▶ SUPPLIED INFORMATION
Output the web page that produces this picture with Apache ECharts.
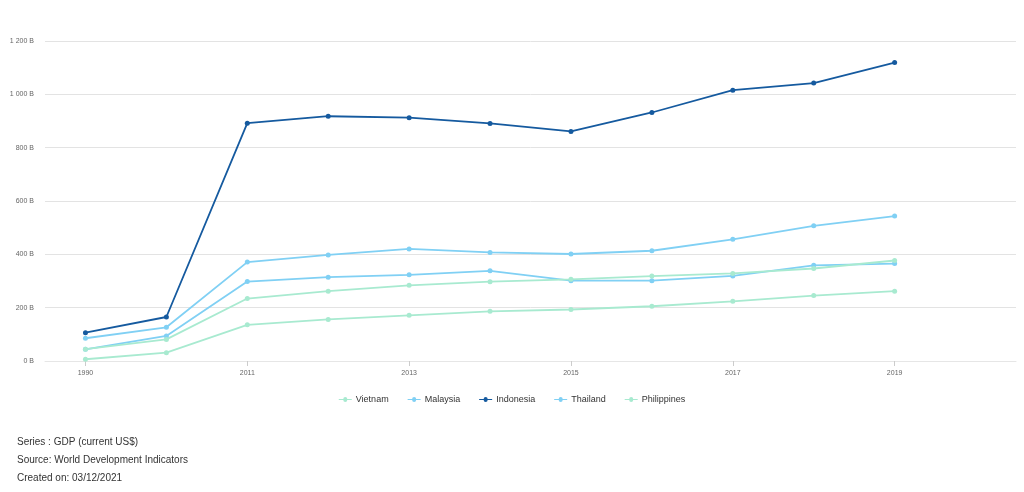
<!DOCTYPE html>
<html><head><meta charset="utf-8">
<script src="https://cdn.jsdelivr.net/npm/echarts@6/dist/echarts.min.js"></script>
<style>html,body{margin:0;padding:0;background:#fff;}#c{width:1024px;height:492px;}</style>
</head><body><div id="c"></div>
<script>
// Values in billions of current US$
const categories = ['1990','2000','2011','2012','2013','2014','2015','2016','2017','2018','2019','2020'];
const vietnam     = [6.5, 31.2, 135.5, 155.8, 171.2, 186.2, 193.2, 205.3, 223.8, 245.2, 261.9, null];
const malaysia    = [44.0, 93.8, 297.9, 314.4, 323.3, 338.1, 301.4, 301.3, 319.1, 358.7, 365.3, null];
const indonesia   = [106.1, 165.0, 892.0, 917.9, 912.5, 890.8, 860.9, 931.9, 1015.6, 1042.3, 1119.2, null];
const thailand    = [85.3, 126.4, 370.8, 397.6, 420.3, 407.3, 401.3, 413.4, 456.4, 506.8, 543.5, null];
const philippines = [44.3, 81.0, 234.2, 261.9, 283.9, 297.5, 306.4, 318.6, 328.5, 346.8, 376.8, null];
const seriesNames = ['Vietnam','Malaysia','Indonesia','Thailand','Philippines'];
const seriesData = [vietnam, malaysia, indonesia, thailand, philippines];
const colors = ['#a8ead0','#80d0f4','#155a9f','#80d0f4','#a8ead0'];

const chart = echarts.init(document.getElementById('c'), null, {renderer:'canvas'});
function fmt(v){ return String(v).replace(/\B(?=(\d{3})+(?!\d))/g,' ') + ' B'; }
chart.setOption({
  animation:false,
  color: colors,
  grid:{left:45, right:8, top:41, bottom:131, containLabel:false},
  legend:{
    top: 390, left:'center', itemGap:19, itemWidth:13, itemHeight:6,
    icon:'path://M0,2.6 L4.5,2.6 A2,2 0 1 1 8.5,2.6 L13,2.6 L13,3.4 L8.5,3.4 A2,2 0 1 1 4.5,3.4 L0,3.4 Z',
    textStyle:{fontFamily:'Liberation Sans, Arial', fontSize:9, color:'#333', padding:[0,0,0,-1]},
    data: seriesNames
  },
  xAxis:{
    type:'category', data:categories, boundaryGap:true,
    axisLine:{show:true, lineStyle:{color:'#e6e6e6'}},
    axisTick:{show:true, alignWithLabel:true, interval:1, length:5, lineStyle:{color:'#ccc'}},
    axisLabel:{interval:1, fontFamily:'Liberation Sans, Arial', fontSize:7, color:'#666', margin:9},
    splitLine:{show:false}
  },
  yAxis:{
    type:'value', min:0, max:1200, interval:200,
    axisLine:{show:false}, axisTick:{show:false},
    axisLabel:{formatter:fmt, fontFamily:'Liberation Sans, Arial', fontSize:7, color:'#666', margin:11},
    splitLine:{lineStyle:{color:'#e3e3e3', width:1}}
  },
  series: seriesNames.map((n,i)=>({
    name:n, type:'line', data:seriesData[i],
    symbol:'circle', symbolSize:5, showSymbol:true,
    lineStyle:{width:1.8, color:colors[i]},
    itemStyle:{color:colors[i]},
    z: n==='Indonesia'?5:2
  })),
  graphic:[
    {type:'text', left:17, top:437, style:{text:'Series : GDP (current US$)', font:'10px "Liberation Sans", Arial', fill:'#333'}},
    {type:'text', left:17, top:455, style:{text:'Source: World Development Indicators', font:'10px "Liberation Sans", Arial', fill:'#333'}},
    {type:'text', left:17, top:473, style:{text:'Created on: 03/12/2021', font:'10px "Liberation Sans", Arial', fill:'#333'}}
  ]
});
</script></body></html>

▶ WHAT YOU SHOULD DO
Reproduce the material above in full and without alteration, but skip all pictures.

▶ RESPONSE TO THIS EXERCISE
Output the web page that produces this picture with Apache ECharts.
<!DOCTYPE html>
<html><head><meta charset="utf-8">
<script src="https://cdn.jsdelivr.net/npm/echarts@6/dist/echarts.min.js"></script>
<style>html,body{margin:0;padding:0;background:#fff;}#c{width:1024px;height:492px;}</style>
</head><body><div id="c"></div>
<script>
// Values in billions of current US$
const categories = ['1990','2000','2011','2012','2013','2014','2015','2016','2017','2018','2019','2020'];
const vietnam     = [6.5, 31.2, 135.5, 155.8, 171.2, 186.2, 193.2, 205.3, 223.8, 245.2, 261.9, null];
const malaysia    = [44.0, 93.8, 297.9, 314.4, 323.3, 338.1, 301.4, 301.3, 319.1, 358.7, 365.3, null];
const indonesia   = [106.1, 165.0, 892.0, 917.9, 912.5, 890.8, 860.9, 931.9, 1015.6, 1042.3, 1119.2, null];
const thailand    = [85.3, 126.4, 370.8, 397.6, 420.3, 407.3, 401.3, 413.4, 456.4, 506.8, 543.5, null];
const philippines = [44.3, 81.0, 234.2, 261.9, 283.9, 297.5, 306.4, 318.6, 328.5, 346.8, 376.8, null];
const seriesNames = ['Vietnam','Malaysia','Indonesia','Thailand','Philippines'];
const seriesData = [vietnam, malaysia, indonesia, thailand, philippines];
const colors = ['#a8ead0','#80d0f4','#155a9f','#80d0f4','#a8ead0'];

const chart = echarts.init(document.getElementById('c'), null, {renderer:'canvas'});
function fmt(v){ return String(v).replace(/\B(?=(\d{3})+(?!\d))/g,' ') + ' B'; }
chart.setOption({
  animation:false,
  color: colors,
  grid:{left:45, right:8, top:41, bottom:131, containLabel:false},
  legend:{
    top: 390, left:'center', itemGap:19, itemWidth:13, itemHeight:6,
    icon:'path://M0,2.6 L4.5,2.6 A2,2 0 1 1 8.5,2.6 L13,2.6 L13,3.4 L8.5,3.4 A2,2 0 1 1 4.5,3.4 L0,3.4 Z',
    textStyle:{fontFamily:'Liberation Sans, Arial', fontSize:9, color:'#333', padding:[0,0,0,-1]},
    data: seriesNames
  },
  xAxis:{
    type:'category', data:categories, boundaryGap:true,
    axisLine:{show:true, lineStyle:{color:'#e6e6e6'}},
    axisTick:{show:true, alignWithLabel:true, interval:1, length:5, lineStyle:{color:'#ccc'}},
    axisLabel:{interval:1, fontFamily:'Liberation Sans, Arial', fontSize:7, color:'#666', margin:9},
    splitLine:{show:false}
  },
  yAxis:{
    type:'value', min:0, max:1200, interval:200,
    axisLine:{show:false}, axisTick:{show:false},
    axisLabel:{formatter:fmt, fontFamily:'Liberation Sans, Arial', fontSize:7, color:'#666', margin:11},
    splitLine:{lineStyle:{color:'#e3e3e3', width:1}}
  },
  series: seriesNames.map((n,i)=>({
    name:n, type:'line', data:seriesData[i],
    symbol:'circle', symbolSize:5, showSymbol:true,
    lineStyle:{width:1.8, color:colors[i]},
    itemStyle:{color:colors[i]},
    z: n==='Indonesia'?5:2
  })),
  graphic:[
    {type:'text', left:17, top:437, style:{text:'Series : GDP (current US$)', font:'10px "Liberation Sans", Arial', fill:'#333'}},
    {type:'text', left:17, top:455, style:{text:'Source: World Development Indicators', font:'10px "Liberation Sans", Arial', fill:'#333'}},
    {type:'text', left:17, top:473, style:{text:'Created on: 03/12/2021', font:'10px "Liberation Sans", Arial', fill:'#333'}}
  ]
});
</script></body></html>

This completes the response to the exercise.